A UN-HABITAT Latin American regional report, debated in the Forum Thursday, stated once again that the urbanisation process has not helped to improve people’s lives.


The report, titled “State of the Latin American and Caribbean Cities 2010”, indicates that urban-based economic activities are responsible for more than 50 percent of overall GDP, and more than 80 percent of GDP in the most urbanised countries in the region.

Cities concentrate wealth, power, communications, science, technology and culture – but they also exhibit the worst forms of social inequality, the report says.

One-quarter of Latin America’s 471 million city-dwellers live in slums or shanty towns, which go by different names in the region, like “favelas” in Brazil or “villas miserias” in Argentina.

The regional study came out alongside a global report by UN-HABITAT, “State of the World’s Cities 2010/2011: Bridging the Urban Divide”, launched ahead of the Forum, which says 827.6 million people live in slums worldwide, a number that is growing at 10 percent a year.

The World Bank says more spending is needed on improving basic services and housing conditions, and creating jobs. As the Bank’s managing director Juan José Daboub said, it’s about “putting the poor on the map.”

“Improving housing conditions for the poor” is a priority, said Cecilia Martínez, head of the UN-HABITAT regional office for Latin America and the Caribbean.

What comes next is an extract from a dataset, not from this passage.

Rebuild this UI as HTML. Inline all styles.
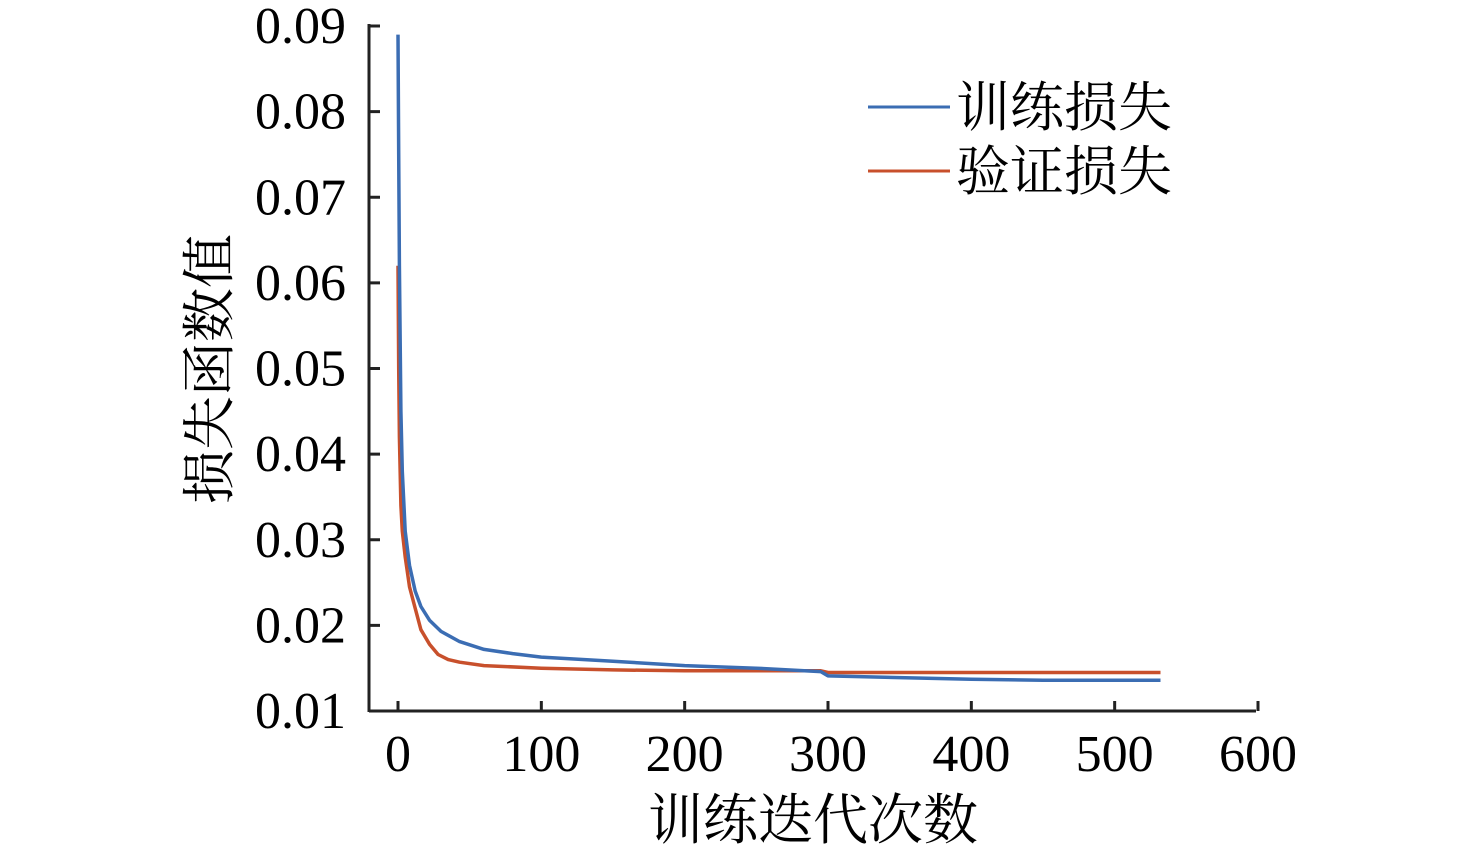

“Coordination,” “alliances” and “connections” between central, provincial and municipal governments, and with civil society and the private sector, were repeatedly mentioned as keys to the solution of urban problems.

Coordination is also needed to solve the myriad problems of the so-called “endless cities,” defined by the U.N. as mega-regions or urban corridors, formed where mega-cities have expanded and merged into unprecedented conurbations, Agostinho Guerreiro, head of the Rio de Janeiro Regional Council of Engineering and Architecture, told IPS.

The U.N. report describes the example of the population corridor of Hong Kong-Shenzhen-Guangzhou, home to about 120 million people in southeast China.

And a sort of multi-headed urban monster is forming in Brazil, stretching from Rio de Janeiro to the southern city of Sao Paulo and embracing 43 million people.

Guerreiro identified a mega-region within this vast area, made up of several cities in Rio de Janeiro state which are inter-connected via the state capital and have common problems, such as transport, and possibly common solutions.

“We have close to 15 metropolitan centres sharing these conditions, and we still lack centralised planning by a ‘super-authority’ that would transcend the separate municipalities and could, for instance, implement an integrated transport plan,” Guerreiro said.

Guillermo Tapia Nicola, the executive secretary of the Latin American Federation of Cities, Municipalities and Local Government Associations (FLACMA), says the most serious problem is rooted at the municipal level, namely, the lack of financing for local projects.

Multilateral bodies like the World Bank and the Inter-American Development Bank follow the “monopolistic” logic of central governments, Tapia Nicola told IPS.

In his view, it is essential that the 16,000 municipalities in Latin America should have access to examples of best practices and successful experiments that apply scientific knowledge to urban development.

A panel discussion held during the Forum, “Reducing human vulnerability through better access to basic services”, organised by the United Nations Institute for Training and Research (UNITAR), sought to create this key alliance of action and interests.

Gabriel Arellano, the mayor of the Mexican city of Aguascalientes, described how over the last few years, the supply of potable water had been extended to 95 percent of the city’s 800,000 residents, 10 percentage points higher than the national average.

This was achieved through a UN-HABITAT/UNITAR pilot programme, which established cross-subsidies to benefit the poor in Aguascalientes, the capital of the central Mexican state of the same name.

The project also managed to reduce water losses in the system, from 70 percent to 30 percent of the total supplied, even while coping with population growth, Arellano said.

Other examples of good practices are the community water boards set up in several countries, such as Paraguay, to supply water and sanitation services to the excluded population by means of local residents associations.